## Exercise requirements:
Starting with the first line below, extract each line through the one that contains "import * as", inclusive, excluding pictures.

○ ○ ○ ○ ○

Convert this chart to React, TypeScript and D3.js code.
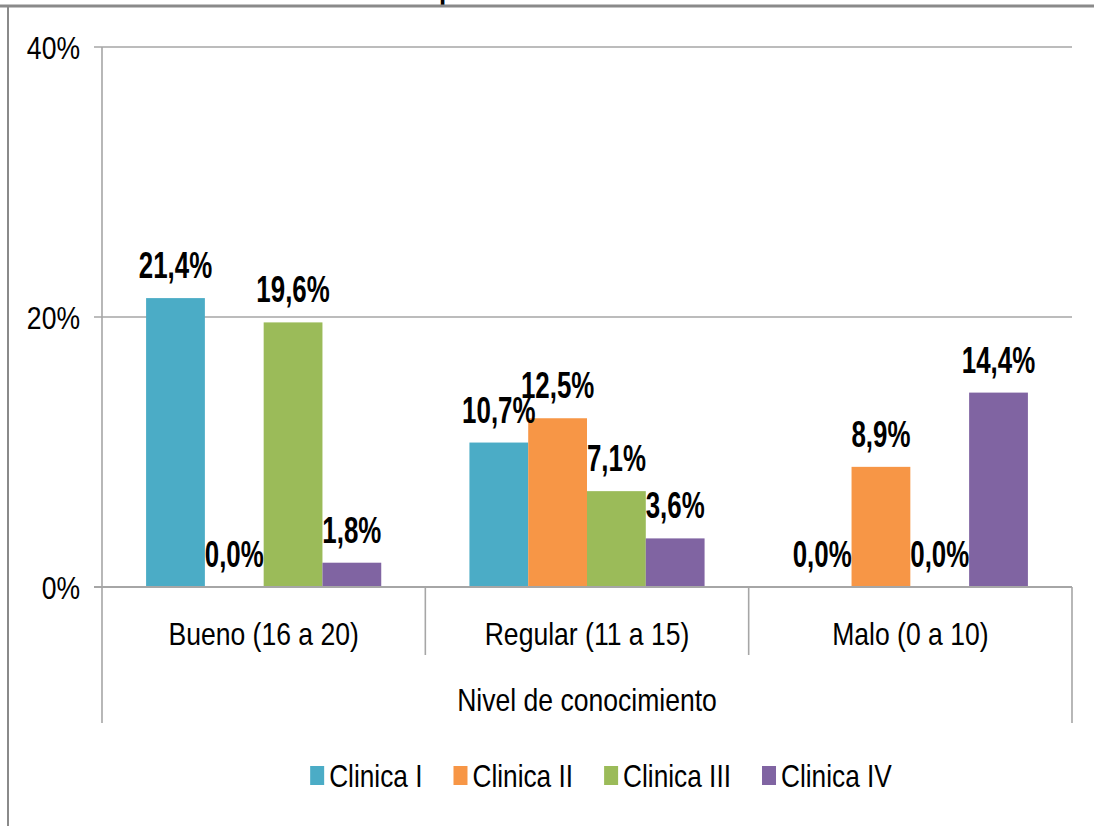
import React, { useEffect, useRef } from "react";
import * as d3 from "d3";

const categories = ["Bueno (16 a 20)", "Regular (11 a 15)", "Malo (0 a 10)"];
const seriesNames = ["Clinica I", "Clinica II", "Clinica III", "Clinica IV"];
const clinicaI = [21.4, 10.7, 0.0];
const clinicaII = [0.0, 12.5, 8.9];
const clinicaIII = [19.6, 7.1, 0.0];
const clinicaIV = [1.8, 3.6, 14.4];
const seriesValues = [clinicaI, clinicaII, clinicaIII, clinicaIV];
const seriesColors = ["#4BACC6", "#F79646", "#9BBB59", "#8064A2"];
const yTicks = [0, 20, 40];
const xAxisTitle = "Nivel de conocimiento";
const titleFragment = "p";

const W = 1094;
const H = 826;
const FONT = "'Liberation Sans', Arial, Helvetica, sans-serif";

export default function App() {
  const ref = useRef<SVGSVGElement | null>(null);

  useEffect(() => {
    const svg = d3.select(ref.current);
    svg.selectAll("*").remove();

    const left = 102;
    const right = 1072;
    const top = 47;
    const bottom = 587;

    const x0 = d3.scaleBand<string>().domain(categories).range([left, right]).padding(0);
    const x1 = d3
      .scaleBand<string>()
      .domain(seriesNames)
      .range([0, x0.bandwidth()])
      .paddingInner(0)
      .paddingOuter(0.75);
    const y = d3.scaleLinear().domain([0, 40]).range([bottom, top]);

    svg.append("rect").attr("width", W).attr("height", H).attr("fill", "#fff");

    // title fragment (cut off at top in the reference)
    svg
      .append("text")
      .attr("transform", `translate(447,-2) scale(0.7,1)`)
      .attr("text-anchor", "middle")
      .attr("font-family", FONT)
      .attr("font-weight", "bold")
      .attr("font-size", 37)
      .attr("fill", "#000")
      .text(titleFragment);

    // frame
    svg.append("line").attr("x1", 0).attr("x2", W).attr("y1", 6).attr("y2", 6)
      .attr("stroke", "#8a8a8a").attr("stroke-width", 3);
    svg.append("line").attr("x1", 8).attr("x2", 8).attr("y1", 6).attr("y2", H)
      .attr("stroke", "#8a8a8a").attr("stroke-width", 2);

    // gridlines + y labels
    yTicks.forEach((t) => {
      svg.append("line")
        .attr("x1", left - 8).attr("x2", right)
        .attr("y1", y(t)).attr("y2", y(t))
        .attr("stroke", "#a6a6a6").attr("stroke-width", t === 0 ? 2 : 1.6);
      svg.append("text")
        .attr("transform", `translate(80,${y(t) + 11.5}) scale(0.83,1)`)
        .attr("text-anchor", "end")
        .attr("font-family", FONT)
        .attr("font-size", 32)
        .attr("fill", "#000")
        .text(`${t}%`);
    });

    // axis lines and category separators
    svg.append("line").attr("x1", left).attr("x2", left).attr("y1", top).attr("y2", 723)
      .attr("stroke", "#a6a6a6").attr("stroke-width", 1.6);
    svg.append("line").attr("x1", right).attr("x2", right).attr("y1", bottom).attr("y2", 723)
      .attr("stroke", "#a6a6a6").attr("stroke-width", 1.6);
    categories.slice(1).forEach((c) => {
      const xx = x0(c)!;
      svg.append("line").attr("x1", xx).attr("x2", xx).attr("y1", bottom).attr("y2", 655)
        .attr("stroke", "#a6a6a6").attr("stroke-width", 1.6);
    });

    // bars
    seriesNames.forEach((s, si) => {
      categories.forEach((c, ci) => {
        const v = seriesValues[si][ci];
        const bx = x0(c)! + x1(s)!;
        if (v > 0) {
          svg.append("rect")
            .attr("x", bx).attr("y", y(v))
            .attr("width", x1.bandwidth())
            .attr("height", y(0) - y(v))
            .attr("fill", seriesColors[si]);
        }
      });
    });

    svg.append("line").attr("x1", left - 8).attr("x2", right)
      .attr("y1", bottom).attr("y2", bottom)
      .attr("stroke", "#a6a6a6").attr("stroke-width", 2);

    // data labels
    seriesNames.forEach((s, si) => {
      categories.forEach((c, ci) => {
        const v = seriesValues[si][ci];
        const cx = x0(c)! + x1(s)! + x1.bandwidth() / 2;
        svg.append("text")
          .attr("transform", `translate(${cx},${y(v) - 20}) scale(0.7,1)`)
          .attr("text-anchor", "middle")
          .attr("font-family", FONT)
          .attr("font-weight", "bold")
          .attr("font-size", 37)
          .attr("fill", "#000")
          .text(v.toFixed(1).replace(".", ",") + "%");
      });
    });

    // category labels
    categories.forEach((c) => {
      svg.append("text")
        .attr("transform", `translate(${x0(c)! + x0.bandwidth() / 2},645) scale(0.83,1)`)
        .attr("text-anchor", "middle")
        .attr("font-family", FONT)
        .attr("font-size", 32)
        .attr("fill", "#000")
        .text(c);
    });

    svg.append("text")
      .attr("transform", `translate(${(left + right) / 2},711) scale(0.83,1)`)
      .attr("text-anchor", "middle")
      .attr("font-family", FONT)
      .attr("font-size", 32)
      .attr("fill", "#000")
      .text(xAxisTitle);

    // legend
    const sx = 0.82;
    const sqW = 14;
    const sqH = 19;
    const gap = 5;
    const itemGap = 31;
    const legendCenter = 601;
    const legendBaseline = 787;
    const lg = svg.append("g");
    const widths: number[] = seriesNames.map((s) => {
      const t = lg.append("text")
        .attr("font-family", FONT)
        .attr("font-size", 32)
        .text(s);
      const w = (t.node() as SVGTextElement).getComputedTextLength() * sx;
      t.remove();
      return w;
    });
    const total = widths.reduce((a, w) => a + sqW + gap + w, 0) + itemGap * (seriesNames.length - 1);
    let cur = legendCenter - total / 2;
    seriesNames.forEach((s, i) => {
      lg.append("rect")
        .attr("x", cur).attr("y", legendBaseline - 21)
        .attr("width", sqW).attr("height", sqH)
        .attr("fill", seriesColors[i]);
      lg.append("text")
        .attr("transform", `translate(${cur + sqW + gap},${legendBaseline}) scale(${sx},1)`)
        .attr("font-family", FONT)
        .attr("font-size", 32)
        .attr("fill", "#000")
        .text(s);
      cur += sqW + gap + widths[i] + itemGap;
    });
  }, []);

  return (
    <svg
      ref={ref}
      width={W}
      height={H}
      style={{ position: "absolute", left: 0, top: 0, display: "block" }}
    />
  );
}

○ ○ ○ ○ ○

## Output below:
Convert this chart to React, TypeScript and D3.js code.
import React, { useEffect, useRef } from "react";
import * as d3 from "d3";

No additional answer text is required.